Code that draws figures
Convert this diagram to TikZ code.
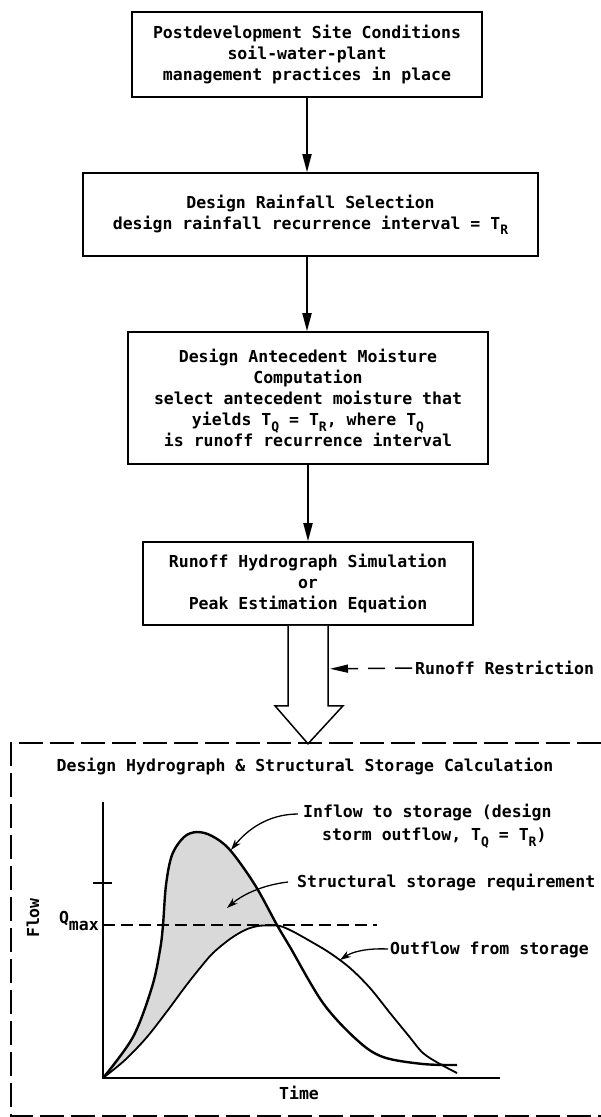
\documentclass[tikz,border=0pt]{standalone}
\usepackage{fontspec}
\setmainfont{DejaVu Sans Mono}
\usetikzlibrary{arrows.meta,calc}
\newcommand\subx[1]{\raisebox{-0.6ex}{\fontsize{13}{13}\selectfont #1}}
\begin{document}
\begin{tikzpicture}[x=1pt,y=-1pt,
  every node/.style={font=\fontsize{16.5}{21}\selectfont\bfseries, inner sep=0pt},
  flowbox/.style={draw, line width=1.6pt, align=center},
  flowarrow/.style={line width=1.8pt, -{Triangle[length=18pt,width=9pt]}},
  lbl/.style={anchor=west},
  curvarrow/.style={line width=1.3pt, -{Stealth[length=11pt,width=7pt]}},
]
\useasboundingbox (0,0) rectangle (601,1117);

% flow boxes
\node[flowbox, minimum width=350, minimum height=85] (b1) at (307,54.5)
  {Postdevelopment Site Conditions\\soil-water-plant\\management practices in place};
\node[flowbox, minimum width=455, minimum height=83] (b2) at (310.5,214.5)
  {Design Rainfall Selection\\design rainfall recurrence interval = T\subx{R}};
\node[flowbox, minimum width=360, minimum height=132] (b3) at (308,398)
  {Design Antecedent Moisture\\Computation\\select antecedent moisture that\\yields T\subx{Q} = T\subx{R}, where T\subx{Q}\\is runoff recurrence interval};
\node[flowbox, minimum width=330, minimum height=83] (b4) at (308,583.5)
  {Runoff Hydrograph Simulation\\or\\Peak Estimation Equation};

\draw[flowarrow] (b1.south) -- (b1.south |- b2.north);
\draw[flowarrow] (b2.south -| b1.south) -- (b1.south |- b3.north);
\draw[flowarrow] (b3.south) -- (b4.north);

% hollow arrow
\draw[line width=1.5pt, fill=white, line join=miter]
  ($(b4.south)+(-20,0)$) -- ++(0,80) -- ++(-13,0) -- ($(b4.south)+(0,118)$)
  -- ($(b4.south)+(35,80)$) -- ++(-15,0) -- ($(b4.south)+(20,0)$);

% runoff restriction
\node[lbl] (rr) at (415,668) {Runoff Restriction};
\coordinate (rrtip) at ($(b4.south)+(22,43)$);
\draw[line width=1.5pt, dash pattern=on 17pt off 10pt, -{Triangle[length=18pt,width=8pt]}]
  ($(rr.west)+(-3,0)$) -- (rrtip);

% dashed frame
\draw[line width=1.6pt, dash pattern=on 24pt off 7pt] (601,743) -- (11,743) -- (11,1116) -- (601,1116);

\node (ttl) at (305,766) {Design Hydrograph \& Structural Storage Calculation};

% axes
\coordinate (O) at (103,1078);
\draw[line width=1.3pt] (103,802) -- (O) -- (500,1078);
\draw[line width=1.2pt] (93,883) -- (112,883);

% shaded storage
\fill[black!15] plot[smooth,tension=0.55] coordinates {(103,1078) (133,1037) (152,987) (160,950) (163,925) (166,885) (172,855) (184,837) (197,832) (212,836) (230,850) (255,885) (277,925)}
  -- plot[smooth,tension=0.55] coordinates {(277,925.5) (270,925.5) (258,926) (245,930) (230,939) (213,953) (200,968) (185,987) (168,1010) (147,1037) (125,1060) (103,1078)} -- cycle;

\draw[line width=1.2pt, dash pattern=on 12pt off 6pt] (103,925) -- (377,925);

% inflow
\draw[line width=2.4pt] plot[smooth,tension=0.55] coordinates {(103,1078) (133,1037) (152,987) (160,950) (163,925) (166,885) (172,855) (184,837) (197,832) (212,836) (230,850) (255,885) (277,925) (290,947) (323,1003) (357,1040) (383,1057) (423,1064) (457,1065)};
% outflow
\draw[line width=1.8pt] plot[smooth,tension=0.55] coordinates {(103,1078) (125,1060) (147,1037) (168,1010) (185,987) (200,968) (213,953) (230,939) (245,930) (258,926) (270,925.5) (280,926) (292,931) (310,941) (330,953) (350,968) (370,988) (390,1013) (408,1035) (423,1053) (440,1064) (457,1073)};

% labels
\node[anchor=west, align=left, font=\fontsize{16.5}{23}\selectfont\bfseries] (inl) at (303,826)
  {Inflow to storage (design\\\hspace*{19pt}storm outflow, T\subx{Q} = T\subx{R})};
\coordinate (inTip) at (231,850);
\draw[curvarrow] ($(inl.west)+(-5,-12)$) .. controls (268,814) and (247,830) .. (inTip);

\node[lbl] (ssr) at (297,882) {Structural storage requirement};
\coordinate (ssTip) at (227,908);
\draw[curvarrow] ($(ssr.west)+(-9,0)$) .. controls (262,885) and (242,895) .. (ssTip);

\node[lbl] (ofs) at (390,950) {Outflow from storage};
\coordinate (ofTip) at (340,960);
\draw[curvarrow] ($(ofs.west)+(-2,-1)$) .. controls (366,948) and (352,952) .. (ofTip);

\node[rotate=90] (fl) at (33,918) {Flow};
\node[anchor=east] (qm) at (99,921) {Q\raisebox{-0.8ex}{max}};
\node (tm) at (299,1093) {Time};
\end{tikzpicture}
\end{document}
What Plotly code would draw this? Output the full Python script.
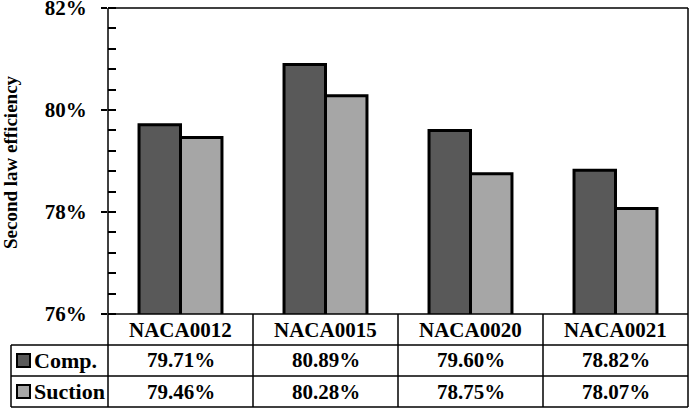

◆ **Task instructions**
Except for the pictures, print the data above exactly.

◆ **Expected output**
Convert this diagram to TikZ code.
\documentclass[tikz,border=0pt]{standalone}
\usepackage{fontspec}
\setmainfont{DejaVu Sans Mono}
\usetikzlibrary{arrows.meta,calc}
\newcommand\subx[1]{\raisebox{-0.6ex}{\fontsize{13}{13}\selectfont #1}}
\begin{document}
\begin{tikzpicture}[x=1pt,y=-1pt,
  every node/.style={font=\fontsize{16.5}{21}\selectfont\bfseries, inner sep=0pt},
  flowbox/.style={draw, line width=1.6pt, align=center},
  flowarrow/.style={line width=1.8pt, -{Triangle[length=18pt,width=9pt]}},
  lbl/.style={anchor=west},
  curvarrow/.style={line width=1.3pt, -{Stealth[length=11pt,width=7pt]}},
]
\useasboundingbox (0,0) rectangle (601,1117);

% flow boxes
\node[flowbox, minimum width=350, minimum height=85] (b1) at (307,54.5)
  {Postdevelopment Site Conditions\\soil-water-plant\\management practices in place};
\node[flowbox, minimum width=455, minimum height=83] (b2) at (310.5,214.5)
  {Design Rainfall Selection\\design rainfall recurrence interval = T\subx{R}};
\node[flowbox, minimum width=360, minimum height=132] (b3) at (308,398)
  {Design Antecedent Moisture\\Computation\\select antecedent moisture that\\yields T\subx{Q} = T\subx{R}, where T\subx{Q}\\is runoff recurrence interval};
\node[flowbox, minimum width=330, minimum height=83] (b4) at (308,583.5)
  {Runoff Hydrograph Simulation\\or\\Peak Estimation Equation};

\draw[flowarrow] (b1.south) -- (b1.south |- b2.north);
\draw[flowarrow] (b2.south -| b1.south) -- (b1.south |- b3.north);
\draw[flowarrow] (b3.south) -- (b4.north);

% hollow arrow
\draw[line width=1.5pt, fill=white, line join=miter]
  ($(b4.south)+(-20,0)$) -- ++(0,80) -- ++(-13,0) -- ($(b4.south)+(0,118)$)
  -- ($(b4.south)+(35,80)$) -- ++(-15,0) -- ($(b4.south)+(20,0)$);

% runoff restriction
\node[lbl] (rr) at (415,668) {Runoff Restriction};
\coordinate (rrtip) at ($(b4.south)+(22,43)$);
\draw[line width=1.5pt, dash pattern=on 17pt off 10pt, -{Triangle[length=18pt,width=8pt]}]
  ($(rr.west)+(-3,0)$) -- (rrtip);

% dashed frame
\draw[line width=1.6pt, dash pattern=on 24pt off 7pt] (601,743) -- (11,743) -- (11,1116) -- (601,1116);

\node (ttl) at (305,766) {Design Hydrograph \& Structural Storage Calculation};

% axes
\coordinate (O) at (103,1078);
\draw[line width=1.3pt] (103,802) -- (O) -- (500,1078);
\draw[line width=1.2pt] (93,883) -- (112,883);

% shaded storage
\fill[black!15] plot[smooth,tension=0.55] coordinates {(103,1078) (133,1037) (152,987) (160,950) (163,925) (166,885) (172,855) (184,837) (197,832) (212,836) (230,850) (255,885) (277,925)}
  -- plot[smooth,tension=0.55] coordinates {(277,925.5) (270,925.5) (258,926) (245,930) (230,939) (213,953) (200,968) (185,987) (168,1010) (147,1037) (125,1060) (103,1078)} -- cycle;

\draw[line width=1.2pt, dash pattern=on 12pt off 6pt] (103,925) -- (377,925);

% inflow
\draw[line width=2.4pt] plot[smooth,tension=0.55] coordinates {(103,1078) (133,1037) (152,987) (160,950) (163,925) (166,885) (172,855) (184,837) (197,832) (212,836) (230,850) (255,885) (277,925) (290,947) (323,1003) (357,1040) (383,1057) (423,1064) (457,1065)};
% outflow
\draw[line width=1.8pt] plot[smooth,tension=0.55] coordinates {(103,1078) (125,1060) (147,1037) (168,1010) (185,987) (200,968) (213,953) (230,939) (245,930) (258,926) (270,925.5) (280,926) (292,931) (310,941) (330,953) (350,968) (370,988) (390,1013) (408,1035) (423,1053) (440,1064) (457,1073)};

% labels
\node[anchor=west, align=left, font=\fontsize{16.5}{23}\selectfont\bfseries] (inl) at (303,826)
  {Inflow to storage (design\\\hspace*{19pt}storm outflow, T\subx{Q} = T\subx{R})};
\coordinate (inTip) at (231,850);
\draw[curvarrow] ($(inl.west)+(-5,-12)$) .. controls (268,814) and (247,830) .. (inTip);

\node[lbl] (ssr) at (297,882) {Structural storage requirement};
\coordinate (ssTip) at (227,908);
\draw[curvarrow] ($(ssr.west)+(-9,0)$) .. controls (262,885) and (242,895) .. (ssTip);

\node[lbl] (ofs) at (390,950) {Outflow from storage};
\coordinate (ofTip) at (340,960);
\draw[curvarrow] ($(ofs.west)+(-2,-1)$) .. controls (366,948) and (352,952) .. (ofTip);

\node[rotate=90] (fl) at (33,918) {Flow};
\node[anchor=east] (qm) at (99,921) {Q\raisebox{-0.8ex}{max}};
\node (tm) at (299,1093) {Time};
\end{tikzpicture}
\end{document}
What Plotly code would draw this? Output the full Python script.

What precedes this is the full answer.